In late April 1994, Fort Worth signed Steve Berry to play wide receiver and defensive back. Berry was one of 30 prospective players (along with quarterbacks Todd Hammel and Kyle Mackey plus wideout Robert Kirksey) in the Cavalry training camp and pre-season rosters. Before the regular season began, the roster was trimmed to the league maximum of 23 players.

Ultimately, Mackey split the starting job at quarterback with Hammel who had played for the Texans under coach Michael Trigg the previous two seasons. Mackey was injured during a July 1994 game against the Albany Firebirds. After the Cavalry shut down, Hammel followed Trigg to the Milwaukee Mustangs for the 1995 season.

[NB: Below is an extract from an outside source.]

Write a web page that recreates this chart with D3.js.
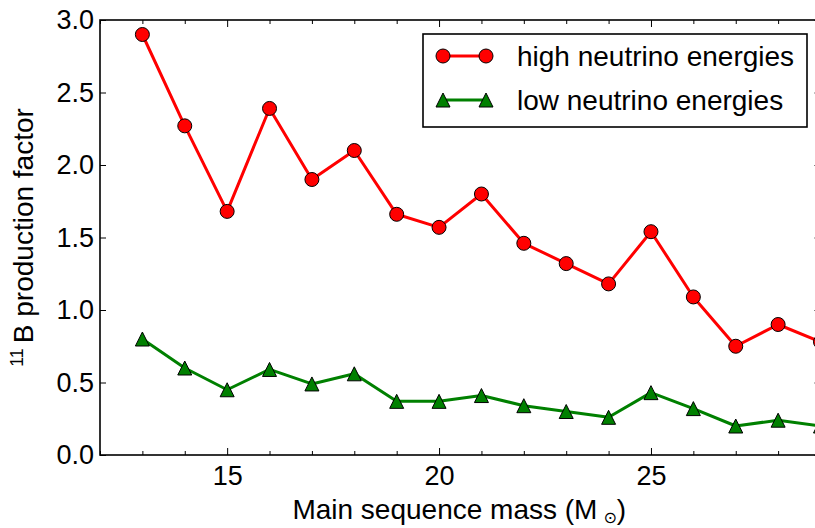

After veteran kicker Ian Howfield departed for the Baltimore Colts of the Canadian Football League just before the regular season started, the Cavalry signed local favorite Trey Weir as a replacement in late May 1994. Cut by the Colts in mid-June, Howfield returned to the Cavalry for the remainder of the season.

Kelly Blackwell, a tight end for the Chicago Bears in 1992 and Dallas Cowboys in 1993, joined the Cavalry in June 1994. Blackwell has strong ties to the Fort Worth area having played high school football at Richland High School and college football for Texas Christian University.

==Players==
1994 Fort Worth Cavalry roster
| Quarterbacks Wide receivers/Defensive backs | | Fullbacks/Linebackers Offensive/Defensive linemen | | Wide Receivers/Linebackers Kickers 55 Anthony Bifano | | Injury Reserve Exempt list *Currently vacant Rookies in italics
 Roster updated May 23, 1994
 16 Active, 0 Inactive → More rosters |

==Season-by-season==

Season records
| Season | W | L | T | Finish | Playoff results |
|---|---|---|---|---|---|
| 1994 | 5 | 7 | 0 | 4th NC | Lost Week 1 (Orlando 34–14) |
| Totals | 5 | 8 | 0 | (including playoffs) |  |

==Media==
Todd Davis was the color analyst for the team's gameday radio broadcasts.

Home Sports Entertainment broadcast two of the Cavalry's regular season games: their home opener on May 23 against the Milwaukee Mustangs and the July 9th road game versus the Albany Firebirds. HSE also aired a weekly news program titled Fort Worth Cavalry Weekly Report each Friday at 6:30pm during the season.